China GPs face tighter disclosure rules

Draft regulation from the CSRC has also offered clarity on qualified LPs and marketing methods for the industry.

The China Securities and Regulatory Commission (CSRC) finally released its draft regulations that tighten its grip on private equity funds in China.

Private equity firms will be expected to disclose potential conflicts of interests of events that may have a significant impact on their investors.

The draft also says only qualified investor can commit to a private equity fund. To be a qualified investor an LP must have at least $1.6 million in net assets, have individual financial household assets of at least $480,000; or have an average annual individual income of at least $80,000 in the last three years.

LPs must also commit at least $160,000 to a private equity fund, and have relevant risk recognition and tolerance levels, says the draft.

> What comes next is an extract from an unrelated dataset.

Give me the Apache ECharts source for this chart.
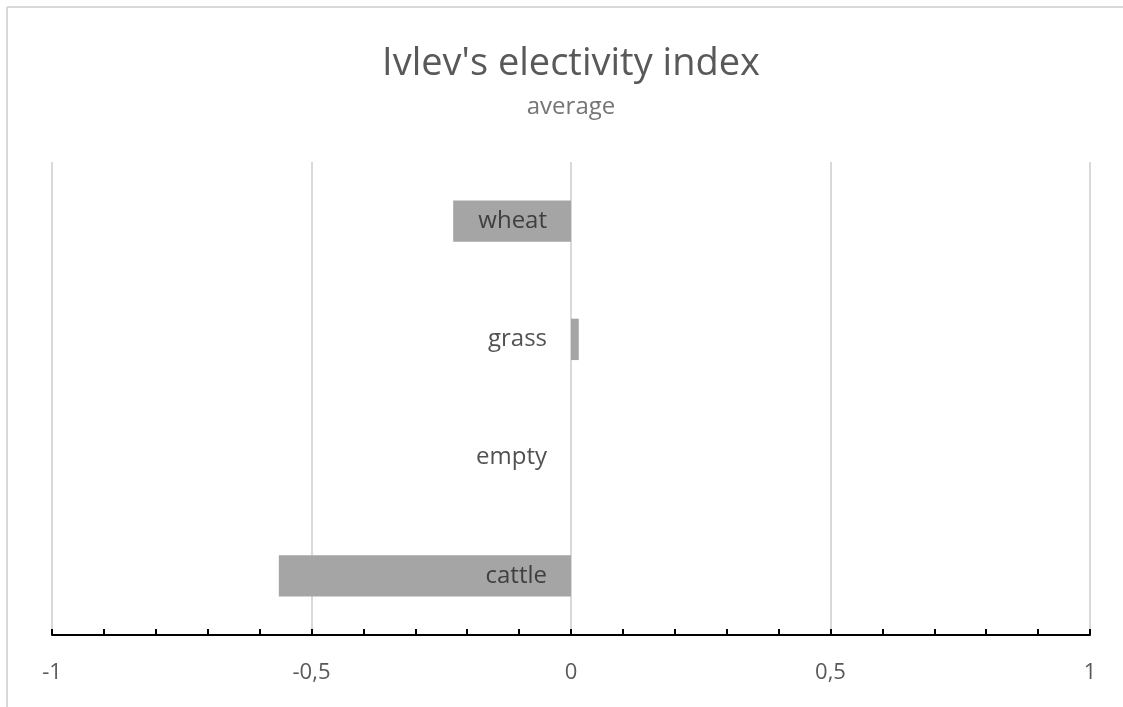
<!DOCTYPE html>
<html>
<head>
<meta charset="utf-8">
<script src="https://cdn.jsdelivr.net/npm/echarts@6/dist/echarts.min.js"></script>
<style>
  html, body { margin: 0; padding: 0; background: #ffffff; }
  #chart { width: 1123px; height: 707px; }
</style>
</head>
<body>
<div id="chart"></div>
<script>
// Categories listed bottom-to-top (category axis grows upward)
const categories = ['cattle', 'empty', 'grass', 'wheat'];
const values = [-0.563, 0, 0.015, -0.227];
const axisMin = -1;
const axisMax = 1;
const axisStep = 0.5;

const chart = echarts.init(document.getElementById('chart'), null, { renderer: 'canvas' });

const fontFamily = '"Open Sans", "Noto Sans", sans-serif';

chart.setOption({
  animation: false,
  backgroundColor: '#ffffff',
  title: {
    text: "Ivlev's electivity index",
    subtext: 'average',
    left: 566,
    textAlign: 'center',
    top: 40,
    itemGap: 12,
    textStyle: { fontFamily: fontFamily, fontSize: 38, fontWeight: 'normal', color: '#595959' },
    subtextStyle: { fontFamily: fontFamily, fontSize: 24, color: '#757575' }
  },
  graphic: [
    {
      type: 'line',
      shape: { x1: 7, y1: 7, x2: 1123, y2: 7 },
      style: { stroke: '#d9d9d9', lineWidth: 2 },
      silent: true
    },
    {
      type: 'line',
      shape: { x1: 7, y1: 7, x2: 7, y2: 707 },
      style: { stroke: '#d9d9d9', lineWidth: 2 },
      silent: true
    }
  ],
  grid: { left: 52, right: 33, top: 162, bottom: 72, containLabel: false, outerBoundsMode: 'none' },
  xAxis: {
    type: 'value',
    min: axisMin,
    max: axisMax,
    interval: axisStep,
    axisLine: { show: true, onZero: false, lineStyle: { color: '#000000', width: 2 } },
    axisTick: { show: true, inside: true, length: 6, lineStyle: { color: '#000000', width: 2 } },
    minorTick: { show: true, splitNumber: 5, length: 6, lineStyle: { color: '#000000', width: 2 } },
    splitLine: { show: true, lineStyle: { color: '#d9d9d9', width: 2 } },
    axisLabel: {
      margin: 27,
      fontFamily: fontFamily,
      fontSize: 22,
      color: '#595959',
      formatter: v => String(v).replace('.', ',')
    }
  },
  yAxis: {
    type: 'category',
    data: categories,
    axisLine: { show: false },
    axisTick: { show: false },
    splitLine: { show: false },
    axisLabel: { show: false }
  },
  series: [
    {
      type: 'bar',
      data: values,
      barWidth: '35%',
      itemStyle: { color: '#a5a5a5' },
      z: 2
    },
    {
      // category names sit just left of the zero line
      type: 'scatter',
      data: categories.map(c => [0, c]),
      symbolSize: 0,
      silent: true,
      z: 5,
      label: {
        show: true,
        position: 'left',
        distance: 24,
        formatter: p => p.value[1],
        fontFamily: fontFamily,
        fontSize: 24,
        color: '#262626'
      }
    }
  ]
});
</script>
</body>
</html>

Moreover, the new rules establish limits on fund marketing, including the prohibition of promoting private equity funds to “non-qualified investors” through public forums, brochures and e-mails or mobile messaging. This is intended to correct the danger of private equity funds raising capital from the general public uneducated about the risk involved in this type of investing, a problem that was rife in China a few years ago.

The new guidelines will be effective on August 8.

The CSRC was established as the official private equity regulator in China last year, since indicating it will impose harsher regulatory requirements on investment funds than its predecessor the National Development and Reform Commission.

These new regulations have been raised just a few months after appointing Ziqiang Chen to head the CSRC’s newly-established private equity supervision office amid a restructuring of the regulator’s supervisory departments, pfm reported earlier.